Question

"Immediately after a ban on using hand-held cell phones while driving was implemented, compliance with the law was measured. A random sample of 1,250 drivers found that 98.9% were in compliance. A year after the implementation, compliance was again measured to see if compliance was the same (or not) as previously measured. A different random sample of 1,100 drivers found 96.9% compliance."
a. State an appropriate null and alternative hypothesis for testing whether or not there is any statistical difference in these two proportions measured initially and then one year later.
b. Conduct the test of hypothesis you stated in part a). Be sure to check the conditions for your test. State the P-value of your test and your conclusion.

Answer 1

Answer:

(a) Null Hypothesis, $H_0$ : $p_1-p_2=0$  or  $p_1= p_2$  

    Alternate Hypothesis, $H_A$ : $p_1-p_2\neq 0$  or  $p_1\neq p_2$

(b) We conclude that there is a statistical difference in these two proportions measured initially and then one year later.

Step-by-step explanation:

We are given that a random sample of 1,250 drivers found that 98.9% were in compliance. A year after the implementation, compliance was again measured to see if compliance was the same (or not) as previously measured.

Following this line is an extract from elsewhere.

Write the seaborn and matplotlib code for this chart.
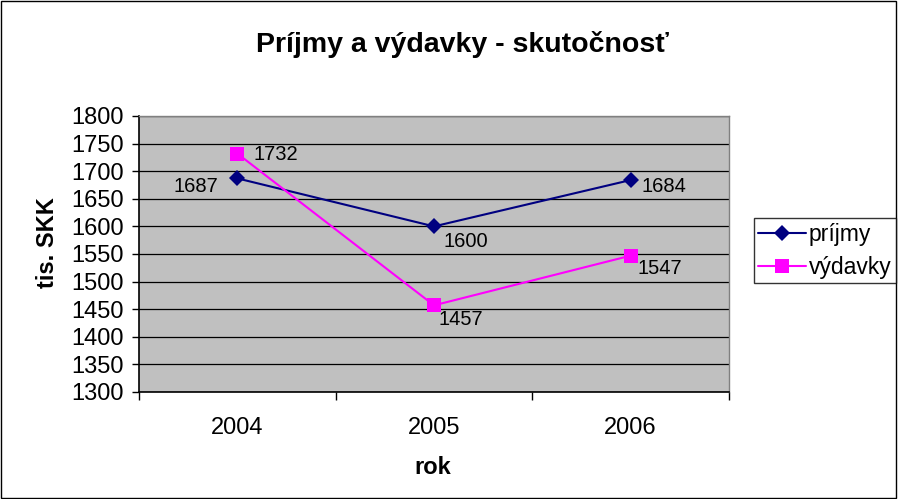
import matplotlib
matplotlib.use("Agg")
import matplotlib.pyplot as plt
import seaborn as sns
import pandas as pd
from matplotlib.ticker import FixedLocator, MultipleLocator
from matplotlib.lines import Line2D

years = ["2004", "2005", "2006"]
prijmy = [1687, 1600, 1684]
vydavky = [1732, 1457, 1547]
series_names = ["príjmy", "výdavky"]

sns.set_theme(style="white")
plt.rcParams['font.family'] = ['Liberation Sans', 'DejaVu Sans']
plt.rcParams['text.color'] = 'black'

df = pd.DataFrame({
    "rok": years * 2,
    "val": prijmy + vydavky,
    "series": [series_names[0]] * 3 + [series_names[1]] * 3,
})

C_P = "#000080"
C_V = "#FF00FF"

fig = plt.figure(figsize=(8.98, 4.99), dpi=100)
fig.patch.set_facecolor("white")
ax = fig.add_axes([139/898, 1-392/499, 590/898, 276/499])
ax.set_facecolor("#C0C0C0")

palette = {series_names[0]: C_P, series_names[1]: C_V}
markers = {series_names[0]: "D", series_names[1]: "s"}
sns.lineplot(data=df, x="rok", y="val", hue="series", style="series",
             palette=palette, markers=markers, dashes=False, linewidth=1.5,
             markersize=9, markeredgewidth=0, ax=ax, legend=False, zorder=3)
for line in ax.get_lines():
    if str(line.get_color()).lower() == C_V.lower():
        line.set_markersize(10.5)
    else:
        line.set_markersize(8.5)

ax.set_ylim(1300, 1800)
ax.set_xlim(-0.5, 2.5)
ax.yaxis.set_major_locator(MultipleLocator(50))
ax.grid(axis="y", color="black", linewidth=0.9)
ax.set_axisbelow(True)
ax.xaxis.set_major_locator(FixedLocator([0, 1, 2]))
ax.xaxis.set_minor_locator(FixedLocator([-0.5, 0.5, 1.5, 2.5]))
ax.tick_params(axis="x", which="major", length=0, pad=18, labelsize=17, colors="black")
ax.tick_params(axis="x", which="minor", length=6, width=1, color="black", direction="out", bottom=True)
ax.tick_params(axis="y", which="major", length=5, width=1, color="black", direction="out", left=True,
               labelsize=17, pad=6, colors="black")

for s in ["left", "bottom"]:
    ax.spines[s].set_color("black")
    ax.spines[s].set_linewidth(1.2)
for s in ["top", "right"]:
    ax.spines[s].set_color("#808080")
    ax.spines[s].set_linewidth(1)

ax.set_xlabel("")
ax.set_ylabel("")
fig.text(433/898, 1-467/499, "rok", fontsize=17, fontweight="bold",
         ha="center", va="center", color="black")
fig.text(47/898, 1-243/499, "tis. SKK", fontsize=17, fontweight="bold", rotation=90,
         ha="center", va="center", color="black")
fig.text(462/898, 1-44/499, "Príjmy a výdavky - skutočnosť", fontsize=20.5, fontweight="bold",
         ha="center", va="center", color="black")

# data labels (offsets in points)
offsets_p = [(-14, -6, "right"), (7, -11, "left"), (8, -5, "left")]
offsets_v = [(11.5, -1, "left"), (3.6, -10, "left"), (5, -9, "left")]
for i, v in enumerate(prijmy):
    dx, dy, ha = offsets_p[i]
    ax.annotate(str(v), (i, v), xytext=(dx, dy), textcoords="offset points",
                ha=ha, va="center", fontsize=14.5, color="black")
for i, v in enumerate(vydavky):
    dx, dy, ha = offsets_v[i]
    ax.annotate(str(v), (i, v), xytext=(dx, dy), textcoords="offset points",
                ha=ha, va="center", fontsize=14.5, color="black")

handles = [Line2D([], [], color=C_P, marker="D", markersize=8.5, markeredgewidth=0, linewidth=1.5),
           Line2D([], [], color=C_V, marker="s", markersize=10, markeredgewidth=0, linewidth=1.5)]
leg = fig.legend(handles, series_names, loc="upper right", bbox_to_anchor=(896/898, 1-218/499),
                 frameon=True, fancybox=False, edgecolor="black", fontsize=16.5,
                 handlelength=2.1, handletextpad=0.1, borderpad=0.2, labelspacing=0.45,
                 borderaxespad=0)
leg.get_frame().set_linewidth(1)
for t in leg.get_texts():
    t.set_color("black")

fig.add_artist(plt.Rectangle((0.001, 0.002), 0.997, 0.996, transform=fig.transFigure,
                             fill=False, edgecolor="black", linewidth=1))

fig.savefig("out.png", dpi=100)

A different random sample of 1,100 drivers found 96.9% compliance."

Let $p_1$ = proportion of drivers that were in compliance initially

$p_2$ = proportion of drivers that were in compliance one year later

(a) Null Hypothesis, $H_0$ : $p_1-p_2=0$  or  $p_1= p_2$      {means that there is not any statistical difference in these two proportions measured initially and then one year later}

Alternate Hypothesis, $H_A$ : $p_1-p_2\neq 0$  or  $p_1\neq p_2$     {means that there is a statistical difference in these two proportions measured initially and then one year later}

The test statistics that will be used here is Two-sample z proportion statistics;

                     T.S.  = $\frac{(\hat p_1-\hat p_2)-(p_1-p_2)}{\sqrt{ \frac{\hat p_1(1-\hat p_1)}{n_1} + \frac{\hat p_2(1-\hat p_2)}{n_2}} }$  ~ N(0,1)

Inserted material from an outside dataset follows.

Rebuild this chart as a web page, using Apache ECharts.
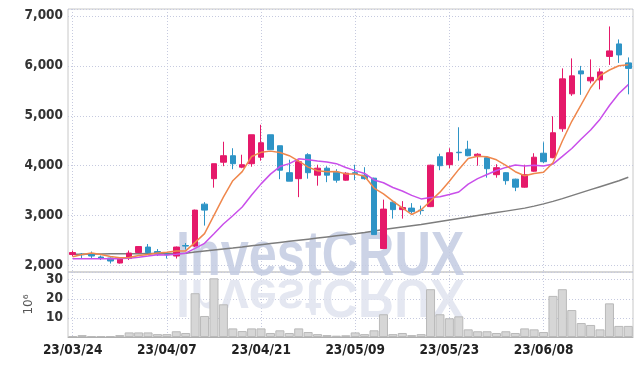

where, $\hat p_1$ = sample proportion of drivers in compliance initially = 98.9%

$\hat p_2$ = sample proportion of drivers in compliance one year later = 96.9%

$n_1$ = sample of drivers initially = 1,250

$n_2$ = sample of drivers one year later = 1,100

(b) So, the test statistics  =  $\frac{(0.989-0.969)-(0)}{\sqrt{ \frac{0.989(1-0.989)}{1,250} + \frac{0.969(1-0.969)}{1,100}} }$  

                                           =  3.33

Now, P-value of the test statistics is given by;

         P-value = P(Z > 3.33) = 1 - P(Z $\leq$ 3.33)

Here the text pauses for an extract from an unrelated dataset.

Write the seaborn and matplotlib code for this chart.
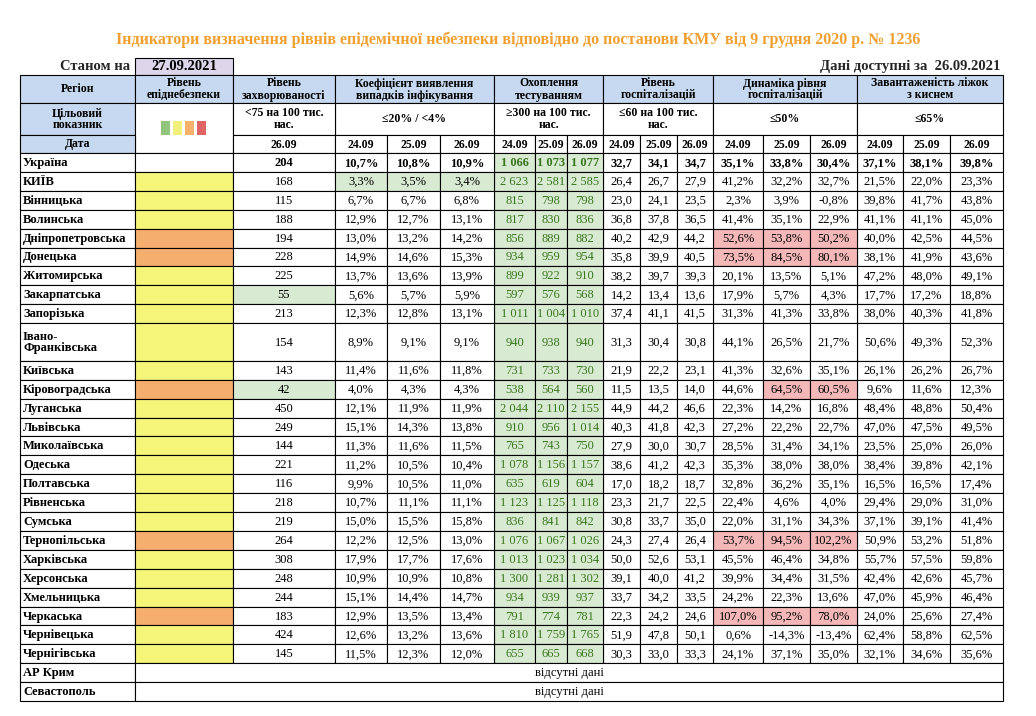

                                            = 1 - 0.99957 = 0.00043

Since in the question we are not given with the level of significance so we assume it to be 5%. Now at 5% significance level, the z table gives critical values between -1.96 and 1.96 for two-tailed test.

Since our test statistics does not lies within the range of critical values of z, so we have sufficient evidence to reject our null hypothesis as it will fall in the rejection region due to which we reject our null hypothesis.

Therefore, we conclude that there is a statistical difference in these two proportions measured initially and then one year later.